I dress to cheer myself up, choosing from among clothes formerly reserved for professional settings to migrate from the dining room to my upstairs workspace.

I. am. learning. to. cook. meals. regularly. I don’t love it and maybe I will learn to. When I sit down to eat now, that’s all I do. I taste. I chew.  I wonder  – this food, where did it came from? Who might have raised and harvested and processed and transported and shelved it? I no longer ingest the news with my food, not even the comics.

There has never been a better time to question how my world got to be the way it is

As a woman who believes I am a good person doing good work. Who is white, and has work and is able to work from home, it has never been clearer that the business and stuff of my life depends on low-paid peoples of color, immigrants, refugees, and marginalized white people — our buffet of choices rides along on their limited ones. 

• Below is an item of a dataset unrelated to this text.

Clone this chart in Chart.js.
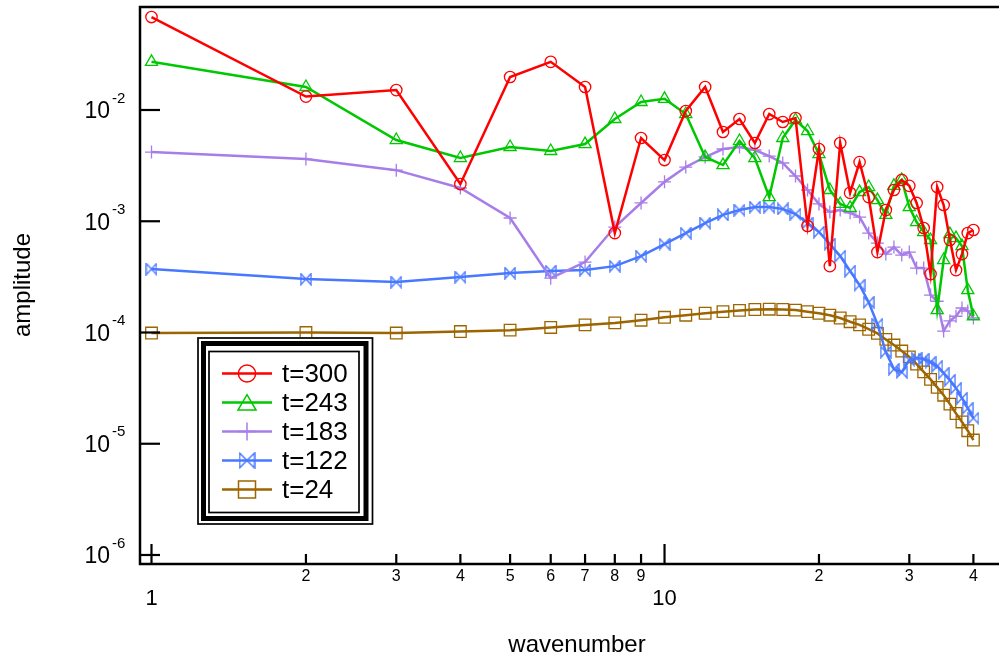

There has never been a better time for those of us who now feel safe and protected and that that is normal, perhaps even a hard-earned right – to question how the rest of the world needs to be arranged for us to live our lives in this way.

Can such a contemplation render us something more than grateful?

I have to say that for me, I am only able to ask this question because I can touch into, and sometimes rest in, the Whole Cloth of a Reality that has not frayed or torn. Nor has its compassionate and intimate nature abated: an unfathomable desire to create, birth, generate, illumine, nurture. This world we live in is, as as the Tree of Life has taught me, a universe of relationship, relationship, relationship.

So I am brought to different Big Questions than I have asked before: I ask them of myself and I ask them of us as fellow-citizens, and even as voters:

Can we hold one another and together be held in Reality so that we can bear to let our identity fall fall apart? I’m not speaking here of a clinical break with reality. Nor am I speaking of erasing our cultural differences or history.

Can we slow our urgency to reorganize, reconciled there is no return to how life has been?

Can we re-order our values as we envision building anew?

Can we take shape around a different central story?

Can we wander lost long enough to begin to truly love one another?

Last but not least is the most useful question to act on as we sit with the others: What is one next right thing to do?